>> BEGIN Recorded information

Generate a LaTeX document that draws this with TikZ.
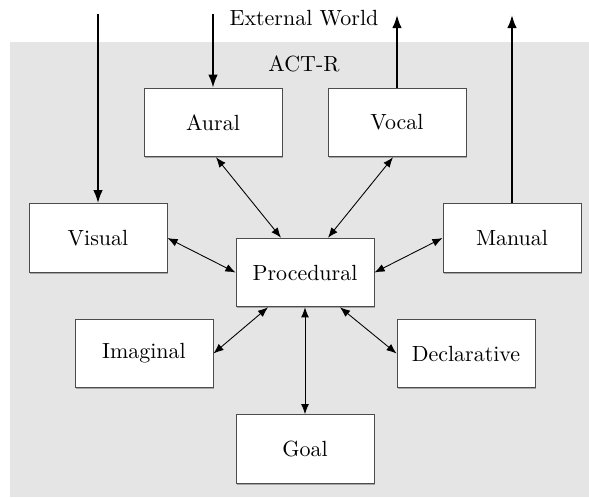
\documentclass[tikz,border=0pt]{standalone}
\usetikzlibrary{arrows.meta,calc,shadows}

\begin{document}
\begin{tikzpicture}[x=0.016cm,y=-0.016cm,
    module/.style={rectangle,draw=black!70,fill=white,inner sep=0pt,
        minimum width=2.21cm,minimum height=1.1cm,
        drop shadow={shadow xshift=0.6pt,shadow yshift=-0.6pt,fill=black!60,opacity=0.5}},
    io/.style={line width=0.9pt,-{Latex[length=6pt,width=4.4pt]}},
    link/.style={{Latex[length=4.6pt,width=3.6pt]}-{Latex[length=4.6pt,width=3.6pt]}}]
      \useasboundingbox (0,0) rectangle (589,497);
      \fill[gray!20] (10,42) rectangle (589,497);
      \node (world) at (304,18) {External World};
      \node (actr) at (304,64) {ACT-R};
      \node[module] (aural) at (213,122.5) {Aural};
      \node[module] (vocal) at (397,122.5) {Vocal};
      \node[module] (visual) at (98,238) {Visual};
      \node[module] (manual) at (512,238) {Manual};
      \node[module] (procedural) at (305,272.5) {Procedural};
      \node[module] (imaginal) at (144,353.5) {Imaginal};
      \node[module] (declarative) at (466,353.5) {Declarative};
      \node[module] (goal) at (305,449) {Goal};
      \coordinate (visualin) at (98,14);
      \coordinate (auralin) at (213,14);
      \coordinate (vocalout) at (397,15);
      \coordinate (manualout) at (512,15);
      \path
      (visualin) edge [io] (visual)
      (auralin) edge [io] (aural)
      (vocal) edge [io] (vocalout)
      (manual) edge [io] (manualout);
      \path
      ($(aural.south)+(3,0)$) edge [link] ($(procedural.north)+(-24,0)$)
      ($(vocal.south)+(-4,0)$) edge [link] ($(procedural.north)+(23,0)$)
      (visual.east) edge [link] (procedural.west)
      (manual.west) edge [link] (procedural.east)
      (imaginal.east) edge [link] ($(procedural.south)+(-37,0)$)
      (declarative.west) edge [link] ($(procedural.south)+(35,0)$)
      (goal.north) edge [link] (procedural.south);
\end{tikzpicture}
\end{document}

>> END Recorded information

Set exercise:
Return the whole listing, word for word, and leave out every picture.

Worked solution:
Generate a LaTeX document that draws this with TikZ.
\documentclass[tikz,border=0pt]{standalone}
\usetikzlibrary{arrows.meta,calc,shadows}

\begin{document}
\begin{tikzpicture}[x=0.016cm,y=-0.016cm,
    module/.style={rectangle,draw=black!70,fill=white,inner sep=0pt,
        minimum width=2.21cm,minimum height=1.1cm,
        drop shadow={shadow xshift=0.6pt,shadow yshift=-0.6pt,fill=black!60,opacity=0.5}},
    io/.style={line width=0.9pt,-{Latex[length=6pt,width=4.4pt]}},
    link/.style={{Latex[length=4.6pt,width=3.6pt]}-{Latex[length=4.6pt,width=3.6pt]}}]
      \useasboundingbox (0,0) rectangle (589,497);
      \fill[gray!20] (10,42) rectangle (589,497);
      \node (world) at (304,18) {External World};
      \node (actr) at (304,64) {ACT-R};
      \node[module] (aural) at (213,122.5) {Aural};
      \node[module] (vocal) at (397,122.5) {Vocal};
      \node[module] (visual) at (98,238) {Visual};
      \node[module] (manual) at (512,238) {Manual};
      \node[module] (procedural) at (305,272.5) {Procedural};
      \node[module] (imaginal) at (144,353.5) {Imaginal};
      \node[module] (declarative) at (466,353.5) {Declarative};
      \node[module] (goal) at (305,449) {Goal};
      \coordinate (visualin) at (98,14);
      \coordinate (auralin) at (213,14);
      \coordinate (vocalout) at (397,15);
      \coordinate (manualout) at (512,15);
      \path
      (visualin) edge [io] (visual)
      (auralin) edge [io] (aural)
      (vocal) edge [io] (vocalout)
      (manual) edge [io] (manualout);
      \path
      ($(aural.south)+(3,0)$) edge [link] ($(procedural.north)+(-24,0)$)
      ($(vocal.south)+(-4,0)$) edge [link] ($(procedural.north)+(23,0)$)
      (visual.east) edge [link] (procedural.west)
      (manual.west) edge [link] (procedural.east)
      (imaginal.east) edge [link] ($(procedural.south)+(-37,0)$)
      (declarative.west) edge [link] ($(procedural.south)+(35,0)$)
      (goal.north) edge [link] (procedural.south);
\end{tikzpicture}
\end{document}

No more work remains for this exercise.